■ Data segment
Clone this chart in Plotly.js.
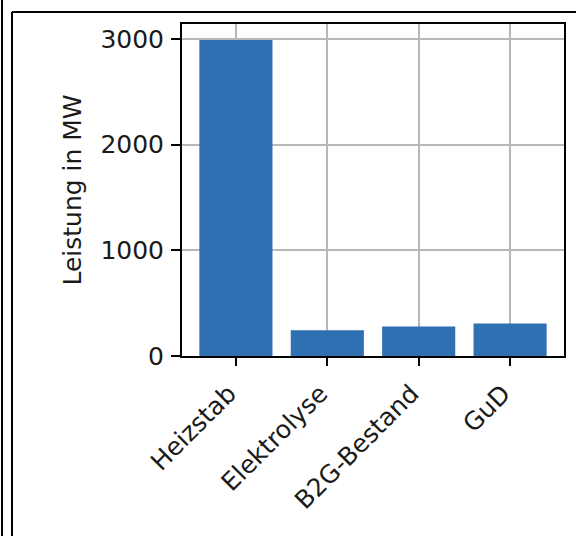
<!DOCTYPE html>
<html>
<head>
<meta charset="utf-8">
<script src="https://cdn.plot.ly/plotly-3.0.1.min.js"></script>
<style>html,body{margin:0;padding:0;background:#fff;}#chart{width:576px;height:536px;}</style>
</head>
<body>
<div id="chart"></div>
<script>
const categories = ["Heizstab", "Elektrolyse", "B2G-Bestand", "GuD"];
const leistungMW = [2990, 243, 280, 308];
const yTickVals = [0, 1000, 2000, 3000];
const yTickText = ["0", "1000", "2000", "3000"];
const yTitle = "Leistung in MW";

const W = 576, H = 536;
const M = {l: 182, r: 12, t: 24, b: 180};
const pw = W - M.l - M.r, ph = H - M.t - M.b;
const px = x => (x - M.l) / pw;
const py = y => (H - M.b - y) / ph;

const fam = "DejaVu Sans, sans-serif";
const tickFont = {family: fam, size: 25, color: "#1a1a1a"};
const titleFont = {family: fam, size: 25, color: "#1a1a1a"};

const frame = [
  {x0: px(2), x1: px(2), y0: py(0), y1: py(H)},
  {x0: px(12), x1: px(12), y0: py(12), y1: py(H)},
  {x0: px(12), x1: px(W), y0: py(12), y1: py(12)}
].map(s => Object.assign({type: "line", xref: "paper", yref: "paper", line: {color: "#000", width: 2}}, s));

Plotly.newPlot("chart", [{
  type: "bar",
  x: categories,
  y: leistungMW,
  width: 0.8,
  marker: {color: "#2e70b1", line: {width: 0}},
  hoverinfo: "none"
}], {
  width: W, height: H,
  margin: M,
  paper_bgcolor: "#fff",
  plot_bgcolor: "#fff",
  showlegend: false,
  font: tickFont,
  xaxis: {
    type: "category",
    range: [-0.59, 3.59],
    autorange: false,
    tickangle: -45,
    ticks: "outside", ticklen: 8, tickwidth: 2, tickcolor: "#000",
    ticklabelstandoff: 3,
    ticklabelshift: -7,
    showline: true, mirror: true, linecolor: "#000", linewidth: 2,
    showgrid: true, gridcolor: "#b8b8b8", gridwidth: 2,
    tickfont: tickFont,
    automargin: false
  },
  yaxis: {
    range: [0, 3142],
    autorange: false,
    tickvals: yTickVals,
    ticktext: yTickText,
    ticks: "outside", ticklen: 9, tickwidth: 2, tickcolor: "#000",
    ticklabelstandoff: 2,
    showline: true, mirror: true, linecolor: "#000", linewidth: 2,
    showgrid: true, gridcolor: "#b8b8b8", gridwidth: 2,
    zeroline: false,
    tickfont: tickFont,
    title: {text: yTitle, font: titleFont, standoff: 12},
    automargin: false
  },
  shapes: frame
}, {displayModeBar: false, staticPlot: true});
</script>
</body>
</html>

■ Work to be completed
Replicate the material above verbatim; images stay out of the copy.

■ Task response
Clone this chart in Plotly.js.
<!DOCTYPE html>
<html>
<head>
<meta charset="utf-8">
<script src="https://cdn.plot.ly/plotly-3.0.1.min.js"></script>
<style>html,body{margin:0;padding:0;background:#fff;}#chart{width:576px;height:536px;}</style>
</head>
<body>
<div id="chart"></div>
<script>
const categories = ["Heizstab", "Elektrolyse", "B2G-Bestand", "GuD"];
const leistungMW = [2990, 243, 280, 308];
const yTickVals = [0, 1000, 2000, 3000];
const yTickText = ["0", "1000", "2000", "3000"];
const yTitle = "Leistung in MW";

const W = 576, H = 536;
const M = {l: 182, r: 12, t: 24, b: 180};
const pw = W - M.l - M.r, ph = H - M.t - M.b;
const px = x => (x - M.l) / pw;
const py = y => (H - M.b - y) / ph;

const fam = "DejaVu Sans, sans-serif";
const tickFont = {family: fam, size: 25, color: "#1a1a1a"};
const titleFont = {family: fam, size: 25, color: "#1a1a1a"};

const frame = [
  {x0: px(2), x1: px(2), y0: py(0), y1: py(H)},
  {x0: px(12), x1: px(12), y0: py(12), y1: py(H)},
  {x0: px(12), x1: px(W), y0: py(12), y1: py(12)}
].map(s => Object.assign({type: "line", xref: "paper", yref: "paper", line: {color: "#000", width: 2}}, s));

Plotly.newPlot("chart", [{
  type: "bar",
  x: categories,
  y: leistungMW,
  width: 0.8,
  marker: {color: "#2e70b1", line: {width: 0}},
  hoverinfo: "none"
}], {
  width: W, height: H,
  margin: M,
  paper_bgcolor: "#fff",
  plot_bgcolor: "#fff",
  showlegend: false,
  font: tickFont,
  xaxis: {
    type: "category",
    range: [-0.59, 3.59],
    autorange: false,
    tickangle: -45,
    ticks: "outside", ticklen: 8, tickwidth: 2, tickcolor: "#000",
    ticklabelstandoff: 3,
    ticklabelshift: -7,
    showline: true, mirror: true, linecolor: "#000", linewidth: 2,
    showgrid: true, gridcolor: "#b8b8b8", gridwidth: 2,
    tickfont: tickFont,
    automargin: false
  },
  yaxis: {
    range: [0, 3142],
    autorange: false,
    tickvals: yTickVals,
    ticktext: yTickText,
    ticks: "outside", ticklen: 9, tickwidth: 2, tickcolor: "#000",
    ticklabelstandoff: 2,
    showline: true, mirror: true, linecolor: "#000", linewidth: 2,
    showgrid: true, gridcolor: "#b8b8b8", gridwidth: 2,
    zeroline: false,
    tickfont: tickFont,
    title: {text: yTitle, font: titleFont, standoff: 12},
    automargin: false
  },
  shapes: frame
}, {displayModeBar: false, staticPlot: true});
</script>
</body>
</html>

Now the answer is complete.